Johannes' blog

Productivity

My most important rules to be productive in this order

Focus on the most important thing

For productivity, it is essential to concentrate only on the most significant task. And it can only be one thing: one chapter, one job, one task, one highest priority per day. Dropping everything else apart from the most important task is crucial to progress. Communicate when dropping something deliberately; this is better than being stuck with multiple priorities.

Get up early

The earlier one starts working, the more focused one can work. There are no distractions. Nobody is awake. Nothing more interesting is happening. Therefore, completing the most challenging part of the work in the morning is best. Moreover, the sooner I do the so-called frog part of my work, the more relaxed I am at the end of the day. The long-term value of getting up early is fantastic.

How to get up early: Go to bed early, lower your alarm gradually (if you want to wake up at 6, set your alarm 15min earlier x amount of days until you reach that time), put your phone away, and read (do not charge your phone next to your bed)

Visualize your goal

Breaking down abstract goals into manageable compartments is necessary to accomplish them. Mapping out a structure helps you visualize the parts essential to reaching your goal. For instance, if the goal is to write a paper, you can not imagine what the finished article will look like, but you can break it down into parts that can be more tangible.

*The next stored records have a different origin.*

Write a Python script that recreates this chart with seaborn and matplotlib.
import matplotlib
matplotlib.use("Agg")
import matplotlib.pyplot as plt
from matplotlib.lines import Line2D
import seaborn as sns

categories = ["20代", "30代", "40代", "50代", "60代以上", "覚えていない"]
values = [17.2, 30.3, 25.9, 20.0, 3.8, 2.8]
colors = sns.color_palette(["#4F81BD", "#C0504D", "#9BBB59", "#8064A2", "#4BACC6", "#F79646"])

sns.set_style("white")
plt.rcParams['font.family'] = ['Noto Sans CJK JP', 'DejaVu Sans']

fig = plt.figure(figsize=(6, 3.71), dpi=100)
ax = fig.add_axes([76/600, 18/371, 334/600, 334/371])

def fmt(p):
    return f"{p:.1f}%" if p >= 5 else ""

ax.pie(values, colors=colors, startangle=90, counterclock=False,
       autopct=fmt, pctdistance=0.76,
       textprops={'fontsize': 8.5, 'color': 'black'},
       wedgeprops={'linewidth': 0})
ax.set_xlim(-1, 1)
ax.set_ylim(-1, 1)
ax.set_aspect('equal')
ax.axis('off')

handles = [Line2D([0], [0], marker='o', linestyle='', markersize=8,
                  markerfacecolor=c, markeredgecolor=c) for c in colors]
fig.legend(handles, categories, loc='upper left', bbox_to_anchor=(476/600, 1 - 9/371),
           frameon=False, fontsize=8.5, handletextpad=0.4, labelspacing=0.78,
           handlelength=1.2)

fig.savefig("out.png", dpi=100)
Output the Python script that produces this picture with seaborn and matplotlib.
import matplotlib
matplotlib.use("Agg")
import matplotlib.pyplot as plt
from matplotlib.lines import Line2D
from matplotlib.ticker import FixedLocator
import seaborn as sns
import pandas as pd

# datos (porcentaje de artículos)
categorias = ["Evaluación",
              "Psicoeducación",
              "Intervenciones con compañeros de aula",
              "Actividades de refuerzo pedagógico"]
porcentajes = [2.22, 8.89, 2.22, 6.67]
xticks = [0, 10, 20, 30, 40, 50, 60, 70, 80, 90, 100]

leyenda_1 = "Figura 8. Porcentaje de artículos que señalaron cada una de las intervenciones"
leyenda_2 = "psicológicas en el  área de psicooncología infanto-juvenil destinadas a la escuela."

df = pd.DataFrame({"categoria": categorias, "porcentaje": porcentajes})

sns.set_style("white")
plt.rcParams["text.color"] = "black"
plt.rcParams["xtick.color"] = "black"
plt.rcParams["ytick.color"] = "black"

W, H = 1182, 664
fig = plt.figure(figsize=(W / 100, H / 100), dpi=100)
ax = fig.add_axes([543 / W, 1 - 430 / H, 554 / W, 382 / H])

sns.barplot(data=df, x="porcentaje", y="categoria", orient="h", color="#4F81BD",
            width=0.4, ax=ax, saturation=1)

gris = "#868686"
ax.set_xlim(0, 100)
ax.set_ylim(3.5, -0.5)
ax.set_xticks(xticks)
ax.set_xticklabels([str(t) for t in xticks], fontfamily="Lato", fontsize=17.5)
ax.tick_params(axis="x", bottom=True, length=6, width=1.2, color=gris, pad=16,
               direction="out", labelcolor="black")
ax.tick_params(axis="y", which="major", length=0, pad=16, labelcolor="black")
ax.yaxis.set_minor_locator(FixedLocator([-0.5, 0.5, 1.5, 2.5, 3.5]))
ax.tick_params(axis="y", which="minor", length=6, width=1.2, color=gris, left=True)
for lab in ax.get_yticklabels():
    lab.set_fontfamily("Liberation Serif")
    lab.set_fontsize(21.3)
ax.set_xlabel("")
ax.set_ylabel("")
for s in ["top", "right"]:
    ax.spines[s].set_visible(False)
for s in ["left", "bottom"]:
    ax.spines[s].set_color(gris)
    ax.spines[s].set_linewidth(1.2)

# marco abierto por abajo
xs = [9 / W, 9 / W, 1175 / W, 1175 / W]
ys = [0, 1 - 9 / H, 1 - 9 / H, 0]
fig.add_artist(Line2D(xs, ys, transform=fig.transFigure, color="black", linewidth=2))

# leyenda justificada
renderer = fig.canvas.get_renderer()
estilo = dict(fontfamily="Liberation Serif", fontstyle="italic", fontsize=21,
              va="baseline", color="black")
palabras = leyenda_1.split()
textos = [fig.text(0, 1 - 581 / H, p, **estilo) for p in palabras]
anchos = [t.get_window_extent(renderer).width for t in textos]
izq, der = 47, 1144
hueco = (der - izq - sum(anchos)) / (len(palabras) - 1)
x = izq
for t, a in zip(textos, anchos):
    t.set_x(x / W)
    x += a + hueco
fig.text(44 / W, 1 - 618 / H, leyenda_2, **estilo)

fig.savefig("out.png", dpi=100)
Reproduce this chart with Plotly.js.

A doc is the only tool you need

My ultimate productivity tool is Google Docs. I create to-do lists every day, and I make them from scratch every day. I have precisely one Doc for a year, where I have a date entry as a title for each day, and I write down in bullet points what I want to do that day. A doc gives you a single place where you can brainstorm and where you can keep notes and track. Any to-do list app will force you to use a particular structure that aims to motivate you by using a checkbox as a carrot that you can hopefully click by the end of the day—only coming back to the app whenever you complete a task while all these daring checkboxes from the past are looking at you. But checkboxes do not reflect work. Words and thoughts reflect work, and to-do apps are not the place to spell out your thoughts and much less to try to dissect your problem. That is why you never come back to todo-lists, why they have endless backlogs, why they are always outdated, and why they don’t feel rewarding. If you write a paragraph about your problems and spell out your thoughts in a doc, on the other hand, you will not only track your progress, but you will actually make progress.